Проследим же внимательно комментарии Талина к моему очерку.
У меня, прежде всего, не было претензий дать образ чуть не целого поколения. Очерк узок и бегл, — просто рассказ о нескольких юношах, собиравшихся в некотором месте в такое-то время. Воскресные собрания отнюдь не были для меня «светом в окне» или якорем спасения. Большинство «старшей» интеллигенции, даже причастной к литературе, не жило тогда отдельными, замкнутыми кругами. Мы имели разнообразные возможности встречаться с людьми в разнообразных «планах». Тот круг «среднемолодой» эстетствующей и распущенной молодежи, который ярко и верно обрисовал Талин, — был нам просто ни с какой стороны не интересен. Все отлично знали, что эта «молодежь» выросла не из старого «декадентства» или последующего течения символизма; специфически-упадочная среда родилась гораздо позже, во второй половине десятых годов. И никакого «течения» в ней не было — было «стояние».
«Старшие» с этой средой, как со средой, непосредственной связи не имели, и не желали иметь, прекрасно понимая, что такое все эти «юрочки» и куда бредут их «Собаки».
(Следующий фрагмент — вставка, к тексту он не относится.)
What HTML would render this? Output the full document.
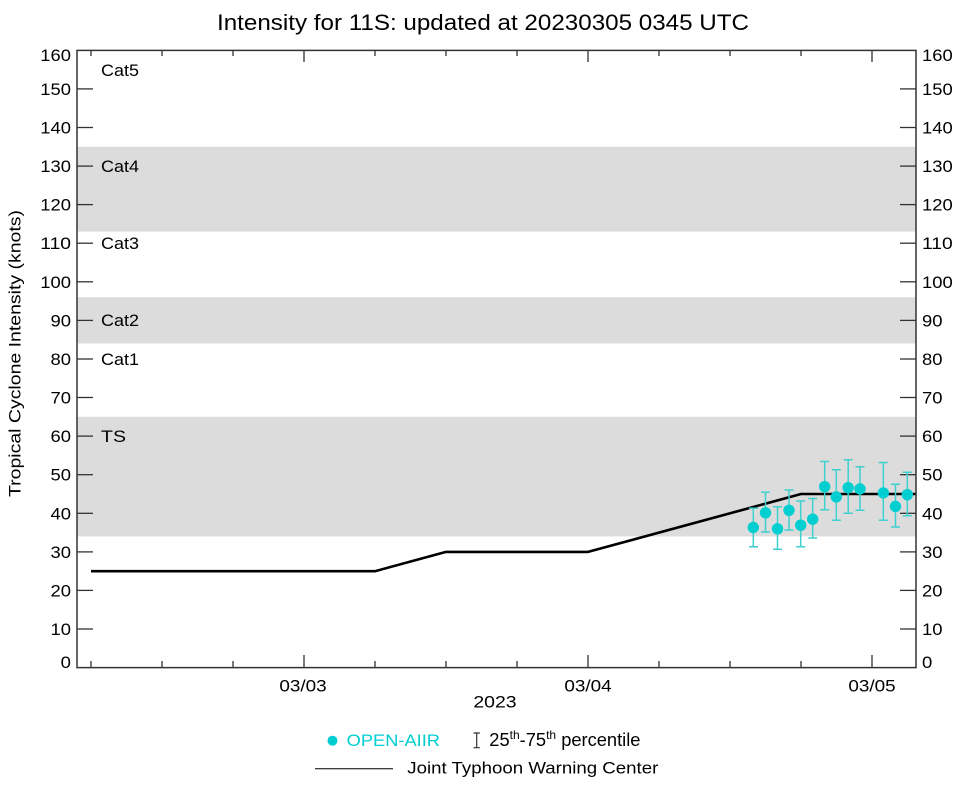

В самом начале была, впрочем, связь — посредственная, через «полустарших», вроде Блока (и других, менее известных). Но скоро и полустаршие (очень многие из них) от этой среды отстранились.
Замечание Талина насчет Блока и «частички тайны 12-ти» — совершенно непонятно. Блок, говорит Талин, «как бы мстил слишком знакомой ему среде, и Христа, которого пытались (кто?) сделать водителем мертвеньких, развратненьких… превратил в водителя 12-ти диких, неуемно здоровых, матросов-большевиков». В чем же тут могла быть месть — «мертвень-кой» среде? Или это месть кому-то, кто будто бы пытался сделать водителем молодых мертвецов — Христа? Невозможно разобраться, да, пожалуй, и не стоит: довольно утвердить факт, что решительно никто и никогда не делал ни малейшей попытки навязать «мертвеньким» Христа в водители, и я даже не представляю себе, какому глупцу или безумцу могла бы прийти в голову подобная мысль.
Если Блок ушел в «уединение» и не примкнул к той или другой группе «старших» — главная причина этому лежала в особенностях его сложной натуры. Всякая «общественность» была для него чуждой стихией. И когда бы, где бы она его ни настигала — он неизменно падал… Во всяком случае, Блока трудно брать как «тип», подводить его под какое-нибудь правило: он был скорее исключением.